In a nutshell, a person’s public key is the product of two very large prime numbers. The two prime factors are then used as the private key. The private key can be derived from the public key, but only by factoring the public key, which is so computationally expensive that for a very large number, it’s practically impossible (we hope). Likewise, the encryption process is a one-way function that is very nearly impossible to reverse without knowing the two prime numbers that were used to create the public key. Ok, that’s all great.
First question:
All of the descriptions I’ve read say something like “Alice simply picks two giant prime numbers and multiplies them”. But how do you “simply pick two giant prime numbers”? I’m not a mathematician, so maybe I’m missing something obvious, but it seems like the process for checking for “primeness” would be virtually identical to the process for prime factorization. How can you quickly generate a very large prime number without also being able to quickly factor very large numbers?
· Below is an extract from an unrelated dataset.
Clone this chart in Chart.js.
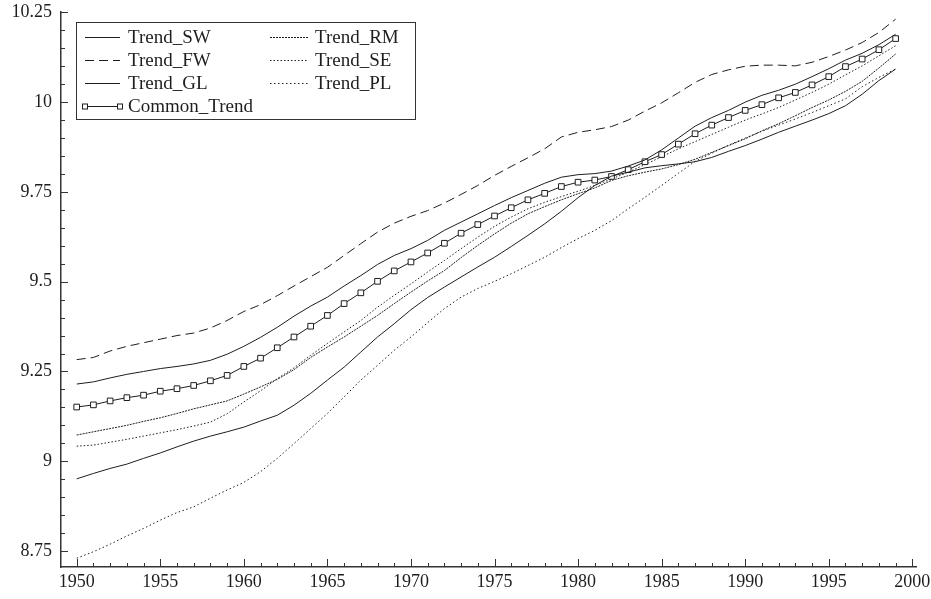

Second (unrelated) question:
The distribution of primes is, on a large scale, predictable. That is, we can’t predict exactly when prime number will occur with our present understanding, but the density of primes seems to follow a simple pattern defined by 1/ln(N). In short, there are an infinite number of primes, but they’re getting more spread-out the higher we go. In other words, primes are more frequent between 1 and 100 than between 200,000,000,000 and 200,000,000,100.
This made me think about the future of public key cryptography. Computers are getting faster, but it’s still taking longer and longer to find the next prime. At the same time, we keep increasing the key length (i.e. using larger pairs of primes) to keep out of reach of the faster computers’ ability to factor large numbers. But is it an equillibrium? Will there come a time at which we can’t generate new primes fast enough to keep our head above water?
I’m trying to imagine how a very large organization would go about trying to crack RSA. You could go about it directly by trying to factor the public key and derive the private key for decryption. But what if you precompiled multiplication tables for all known primes? Then you wouldn’t have to do factorization at all - you could just look up the public key in a database and see what its factors were.
It would be a monumental undertaking - I doubt it’s even possible if only because of the storage space required. Every new prime would double the size of the database. And searching that much data, even if it were indexed, might take longer than just doing the factoring. But traditionally, precompiling data tables like that has been used to drastically speed up cracking times. I haven’t even tried to calculate how many possible keys there would be to calculate, so I may be way off-base here. Maybe the size of the problem is still so large that even an organization like the NSA can’t do what I’m talking about, but I’m curious if this will ever be a problem. Will we reach a point at which we can calculate all the new key pairs a newly discovered prime will provide before the next prime is calculated?